January 30, 2021
THE coronavirus crisis cost the global tourism sector $1.3 trillion in lost revenue in 2020 as the number of people travelling plunged, the UN said Thursday, calling it "the worst year in tourism history".
Revenue lost last year amounted to "more than 11 times the loss recorded during the 2009 global economic crisis", the Madrid-based World Tourism Organization said in a statement, warning that between 100 million and 120 million direct tourism jobs were at risk.
International tourist arrivals fell by one billion, or 74 per cent, in 2020 with Asia, the first region to feel the impact of Covid-19, seeing the steepest decline, it added. "While much has been made in making safe international travel a possibility, we are aware that the crisis is far from over," WTO head Zurab Pololikashvili said in the statement.
The rollout of Covid-19 vaccines is expected to "slowly normalize travel" in 2021 but many countries are reintroducing travel restrictions such as quarantines, mandatory testing and border closures "due to the evolving nature of the pandemic", the body said.
The Asia and Pacific region recorded an 84 per cent drop in arrivals.

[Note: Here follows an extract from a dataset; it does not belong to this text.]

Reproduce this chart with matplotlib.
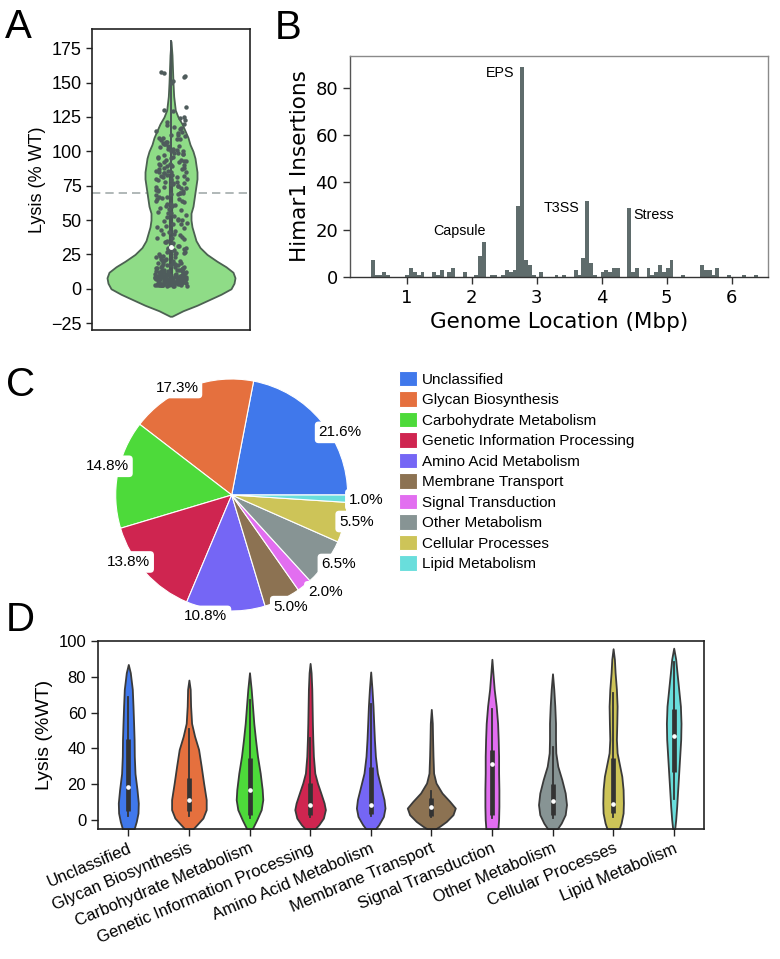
import numpy as np
import matplotlib.pyplot as plt
import seaborn as sns

plt.rcParams['font.family'] = ['Liberation Sans', 'DejaVu Sans']

# ---------------- panel A : lysis of each mutant (% WT)
lysis_points = [
    158, 157, 155, 154, 151, 150, 132, 130, 129, 125, 124, 123, 121, 120, 119,
    118, 117, 116, 115, 114, 113, 112, 112, 111, 110, 110,
    109, 109, 108, 107, 107, 106, 105, 105, 104, 104, 103, 102, 102, 101, 101, 100, 100,
    99, 99, 98, 98, 97, 96, 96, 95, 95, 94, 94, 93, 93, 92, 92, 91, 91, 90, 90, 90,
    89, 89, 88, 88, 87, 87, 86, 86, 85, 85, 85, 84, 84, 83, 83, 82, 82, 81, 81, 80, 80, 80,
    79, 79, 78, 78, 77, 77, 76, 76, 75, 75, 74, 74, 73, 73, 72, 72, 71, 71, 70, 70, 70,
    69, 69, 68, 67, 67, 66, 65, 65, 64, 64, 63, 62, 62, 61, 60, 60,
    59, 58, 57, 56, 55, 55, 54, 53, 52, 51, 50, 50,
    49, 48, 47, 47, 46, 45, 44, 43, 42, 41, 40, 40,
    39, 38, 37, 37, 36, 35, 34, 34, 33, 32, 31, 31, 30, 30,
    29, 29, 28, 28, 27, 27, 26, 26, 25, 25, 24, 24, 23, 23, 22, 22, 21, 21, 20, 20,
    19.5, 19, 19, 18.5, 18, 18, 17.5, 17, 17, 16.5, 16, 16, 15.5, 15, 15, 15,
    14.5, 14.5, 14, 14, 14, 13.5, 13.5, 13, 13, 13, 12.5, 12.5, 12, 12, 12,
    11.5, 11.5, 11, 11, 11, 10.5, 10.5, 10, 10, 10,
    2.1, 2.4, 2.6, 2.9, 3.1, 3.4, 3.6, 3.9, 4.1, 4.4, 4.6, 4.9, 5.1, 5.4, 5.6, 5.9,
    6.1, 6.4, 6.6, 6.9, 7.1, 7.4, 7.6, 7.9, 8.1, 8.4, 8.6, 8.9, 9.1, 9.4, 9.6, 9.9,
    2.0, 2.3, 2.5, 2.8, 3.0, 3.3, 3.5, 3.8, 4.0, 4.3, 4.5, 4.8, 5.0, 5.3, 5.5, 5.8,
    6.0, 6.3, 6.5, 6.8, 7.0, 7.3, 7.5, 7.8, 8.0, 8.3, 8.5, 8.8, 9.0, 9.3, 9.5, 9.8,
    2.2, 2.5, 2.7, 3.0, 3.2, 3.5, 3.7, 4.0, 4.2, 4.5, 4.7, 5.0, 5.2, 5.5, 5.7, 6.0,
    6.2, 6.5, 6.7, 7.0, 7.2, 7.5, 7.7, 8.0, 8.2, 8.5, 8.7, 9.0, 9.2, 9.5, 9.7,
]
# violin outline: lysis value and half width (px)
violin_a_y = [-20, -16, -12, -8, -4, 0, 4, 8, 12, 16, 20, 25, 30, 35, 40, 45, 50, 55, 60,
              65, 70, 75, 80, 85, 90, 95, 100, 105, 110, 115, 120, 125, 130, 140, 150,
              160, 170, 180]
violin_a_w = [1, 12, 26, 38, 50, 60, 63, 64, 62, 55, 46, 36, 29, 25, 23, 21, 20, 20, 22,
              23, 24, 25, 26, 26, 25, 24, 22, 19, 17, 14, 11, 7, 4.3, 2.7, 2, 1.5, 1, 0]
lysis_cutoff = 70

# ---------------- panel B : insertions along the genome
bin_start = 0.451
bin_width = 0.0589
insertions = [7, 1, 1, 2, 1, 0, 0, 0, 0, 1, 4, 2, 1, 2, 0, 0, 2, 1, 3, 0,
              2, 4, 0, 0, 2, 0, 0, 1, 9, 15, 0, 1, 1, 0, 1, 3, 2, 3, 30, 89,
              7, 5, 1, 0, 2, 0, 0, 0, 1, 0, 1, 0, 0, 3, 1, 8, 32, 6, 1, 0,
              2, 3, 2, 4, 4, 0, 0, 29, 2, 4, 0, 0, 4, 1, 2, 5, 2, 4, 7, 0,
              0, 1, 0, 0, 0, 0, 5, 3, 3, 1, 4, 0, 0, 1, 0, 0, 0, 1, 0, 0, 1]
peak_names = ['Capsule', 'EPS', 'T3SS', 'Stress']
peak_bins = [29, 39, 56, 67]

# ---------------- panel C : functional classes
categories = ['Unclassified', 'Glycan Biosynthesis', 'Carbohydrate Metabolism',
              'Genetic Information Processing', 'Amino Acid Metabolism',
              'Membrane Transport', 'Signal Transduction', 'Other Metabolism',
              'Cellular Processes', 'Lipid Metabolism']
shares = [21.6, 17.3, 14.8, 13.8, 10.8, 5.0, 2.0, 6.5, 5.5, 1.0]
colors = ['#4078eb', '#e5703e', '#4dda3a', '#cf2550', '#7566f5',
          '#8c7252', '#e26ef0', '#879494', '#cdc458', '#69dedc']

# ---------------- panel D : lysis per class (violin outline, half width in px)
violin_y = [
    [86.9, 82.3, 73, 63.6, 54, 45, 35.6, 26, 17, 9.5, 3.9, -0.8, -5],
    [78.2, 73, 63.6, 54, 46.8, 39.4, 30, 20.7, 11.4, 5.8, 1.1, -2.6, -5],
    [82.3, 73, 63.6, 54, 45, 35.6, 26.2, 17, 11.4, 5.8, 0.2, -5],
    [87.5, 82.3, 73, 63.6, 54, 45, 35.6, 26.2, 20.7, 15.1, 9.5, 5.8, 1.1, -2.6, -5],
    [82.7, 73, 63.6, 54, 45, 35.6, 26.2, 18.8, 11.4, 6.7, 2, -2.6, -5],
    [61.8, 54, 45, 35.6, 26.2, 20.7, 15.1, 10.5, 6.7, 3, -0.8, -3.5, -5],
    [89.8, 82.3, 73, 63.6, 54, 45, 35.6, 26.2, 17, 7.6, 0.2, -5],
    [81.7, 73, 63.6, 54, 45, 37.5, 30, 22.6, 15.1, 8.6, 3, -1.7, -5],
    [95.7, 89.8, 82.3, 73, 63.6, 54, 45, 37.5, 31.9, 24.4, 17, 9.5, 3.9, -1.7, -5],
    [96, 89.8, 82.3, 73, 63.6, 54, 45, 35.6, 26.2, 17, 7.6, 0.2, -5],
]
violin_w = [
    [0, 2, 4, 4.7, 5.3, 5.8, 6, 6.7, 8.7, 10, 9.7, 8, 5.8],
    [0, 1.3, 1.7, 2.7, 5.7, 9.7, 12.3, 14.7, 17.3, 17.3, 14, 8, 4],
    [0, 1.7, 3, 4.3, 6, 8, 10.7, 12.7, 13.3, 11.7, 7.3, 2.7],
    [0, 1, 1.7, 2, 2.3, 2.7, 3.3, 4.7, 7.3, 10.7, 14, 15.3, 13.3, 8.7, 4.7],
    [0, 1.3, 2.3, 3, 3.7, 4.7, 6.7, 10, 13.3, 14.3, 12.7, 8, 4.7],
    [0, 1, 1.3, 1.7, 2.3, 4.7, 10.7, 18.3, 24, 21.7, 15, 8.3, 4],
    [0, 1, 2.3, 4.3, 5.7, 6.3, 6.7, 6.7, 7, 7, 6.7, 6],
    [0, 1.3, 2.3, 3, 3, 3.3, 5.3, 9.3, 12.7, 14, 12.7, 8.7, 4.7],
    [0, 1.3, 2, 3.3, 4, 3.7, 3.3, 4, 6, 8.7, 10, 10.3, 10, 8, 6],
    [0, 2, 3.3, 5, 6.7, 7.3, 7, 6, 5, 4, 3, 2, 1],
]
q1 = [5, 4.8, 3, 3, 3.5, 2.1, 3, 3, 3.9, 26.7]
median = [18.6, 11.4, 17, 8.6, 8.6, 7.1, 31.5, 10.8, 9.1, 47.2]
q3 = [45, 23.5, 34.7, 20.7, 29.6, 12.3, 39.4, 20.3, 34.7, 61.8]
whisk_lo = [2, 2, 1, 1.5, 2, 1.5, 1, 1, 1.5, 11.7]
whisk_hi = [69, 51, 67, 46, 65, 16, 62, 41, 71, 88]

W, H = 780, 959
fig = plt.figure(figsize=(W / 100, H / 100), dpi=100)


def px_axes(left, top, right, bottom):
    return fig.add_axes([left / W, 1 - bottom / H, (right - left) / W, (bottom - top) / H])


# ================= A
ax_a = px_axes(92, 29, 250, 330)
a_px = 158.0  # px per x unit
ya = np.array(violin_a_y)
wa = np.array(violin_a_w) / a_px
ax_a.fill_betweenx(ya, -wa, wa, facecolor='#8fdc87', edgecolor='#4c6152', lw=1.3, zorder=1)
pts = np.array(lysis_points)
aq1, amed, aq3 = np.percentile(pts, [25, 50, 75])
ax_a.plot([0, 0], [pts.min(), 180], color='#4a5656', lw=1.4, zorder=2)
ax_a.plot([0, 0], [aq1, aq3], color='#4a5656', lw=3, zorder=2)
sns.stripplot(y=pts, ax=ax_a, color='#4f5c5c', size=3.2, jitter=0.1, linewidth=0, zorder=3)
ax_a.plot([0], [amed], 'o', color='white', ms=2.5, zorder=4)
ax_a.axhline(lysis_cutoff, color='#a3abab', lw=1.2, ls=(0, (5, 3)), zorder=0.5)
ax_a.set_xlim(-0.5, 0.5)
ax_a.set_ylim(-30, 189)
ax_a.set_xticks([])
ax_a.set_yticks(np.arange(-25, 176, 25))
ax_a.tick_params(axis='y', labelsize=13, length=4, width=1, color='#222222')
ax_a.set_ylabel('Lysis (% WT)', fontsize=13)
ax_a.set_xlabel('')
for s in ax_a.spines.values():
    s.set_color('#222222')
    s.set_linewidth(1.2)

# ================= B
ax_b = px_axes(350, 56, 768, 277)
lefts = bin_start + bin_width * np.arange(len(insertions))
ax_b.bar(lefts, insertions, width=bin_width, align='edge', color='#5f6c6c', lw=0)
for name, k in zip(peak_names, peak_bins):
    cnt = insertions[k]
    if name == 'Capsule':
        ax_b.text(lefts[k] + bin_width, cnt + 1.4, name, ha='right', va='bottom', fontsize=10.3)
    elif name == 'Stress':
        ax_b.text(lefts[k] + bin_width + 0.03, cnt + 0.3, name, ha='left', va='top', fontsize=10.3)
    else:
        ax_b.text(lefts[k] - 0.09, cnt + 0.3, name, ha='right', va='top', fontsize=10.3)
ax_b.set_xlim(0.13, 6.56)
ax_b.set_ylim(0, 93.5)
ax_b.set_xticks(range(1, 7))
ax_b.set_yticks(range(0, 81, 20))
ax_b.tick_params(labelsize=13, length=5, width=1, color='#333333')
for lab in ax_b.get_xticklabels() + ax_b.get_yticklabels():
    lab.set_family('DejaVu Sans')
ax_b.set_xlabel('Genome Location (Mbp)', fontsize=15.5, family='DejaVu Sans')
ax_b.set_ylabel('Himar1 Insertions', fontsize=15.5, family='DejaVu Sans')
for s in ax_b.spines.values():
    s.set_color('#8a8a8a')
    s.set_linewidth(1.0)
ax_b.spines['bottom'].set_color('#333333')
ax_b.spines['left'].set_color('#555555')

# ================= C
cx, cy, r = 231.7, 495, 116
ax_c = px_axes(cx - 1.25 * r, cy - 1.25 * r, cx + 1.25 * r, cy + 1.25 * r)
wedges, _ = ax_c.pie(shares, colors=colors, startangle=0, counterclock=True,
                     wedgeprops=dict(edgecolor='white', linewidth=0.8))
label_ang = [30, 117, 167, 213, 258, 298, 314, 327, 348, 358]
label_r = [1.08, 1.04, 1.10, 1.06, 1.07, 1.09, 1.16, 1.10, 1.10, 1.16]
for s, a, d in zip(shares, label_ang, label_r):
    t = np.deg2rad(a)
    ax_c.text(d * np.cos(t), d * np.sin(t), f'{s:.1f}%', ha='center', va='center', fontsize=11,
              bbox=dict(boxstyle='round,pad=0.25', fc='white', ec='none'), zorder=5)
ax_c.set_xlim(-1.25, 1.25)
ax_c.set_ylim(-1.25, 1.25)
ax_c.set_aspect('equal')
ax_c.legend(wedges, categories, loc='upper left', bbox_to_anchor=(399 / W, 1 - 371 / H),
            bbox_transform=fig.transFigure, frameon=False, fontsize=11, borderpad=0,
            borderaxespad=0, handlelength=1.18, handleheight=1.15, handletextpad=0.33,
            labelspacing=0.31)

# ================= D
ax_d = px_axes(98, 641, 704, 829)
d_px = 60.6
for i in range(len(categories)):
    yy = np.array(violin_y[i])
    ww = np.array(violin_w[i]) / d_px
    ax_d.fill_betweenx(yy, i - ww, i + ww, facecolor=colors[i], edgecolor='#3a3a3a', lw=1.3, zorder=1)
    ax_d.plot([i, i], [whisk_lo[i], whisk_hi[i]], color='#333333', lw=1.3, zorder=2)
    ax_d.plot([i, i], [q1[i], q3[i]], color='#333333', lw=3.4, solid_capstyle='butt', zorder=2)
    ax_d.plot([i], [median[i]], 'o', color='white', ms=2.3, zorder=3)
ax_d.set_xlim(-0.5, 9.5)
ax_d.set_ylim(-5, 100)
ax_d.set_xticks(range(len(categories)))
ax_d.set_xticklabels(categories, rotation=23, ha='right', rotation_mode='anchor', fontsize=12)
ax_d.set_yticks(range(0, 101, 20))
ax_d.tick_params(labelsize=12, length=5, width=1, color='#222222')
ax_d.set_ylabel('Lysis (%WT)', fontsize=14)
for s in ax_d.spines.values():
    s.set_color('#222222')
    s.set_linewidth(1.2)

# panel letters
for letter, x, y in [('A', 5, 8), ('B', 275, 9), ('C', 6, 366), ('D', 6, 601)]:
    fig.text(x / W, 1 - y / H, letter, fontsize=29, ha='left', va='top')

fig.savefig('out.png', dpi=100)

It was followed by Africa and the Middle East with a 75 per cent drop, Europe with 70 per cent fewer visitors "despite a small and short-lived revival in the summer" and the Americas where arrivals fell by 69 per cent.
International tourism arrivals rose by four percent in 2019 to 1.5 billion, with France the world's most visited country, followed by Spain and the United States.
The last time international tourist arrivals posted an annual decline was in 2009 when the global economic crisis led to a four per cent drop.
The WTO said most experts do not see a return to pre-pandemic levels of tourism activity before 2023.
Open-air and nature-based tourism will see growing demand when tourism restarts, with domestic tourism also expected to be more popular, the body said.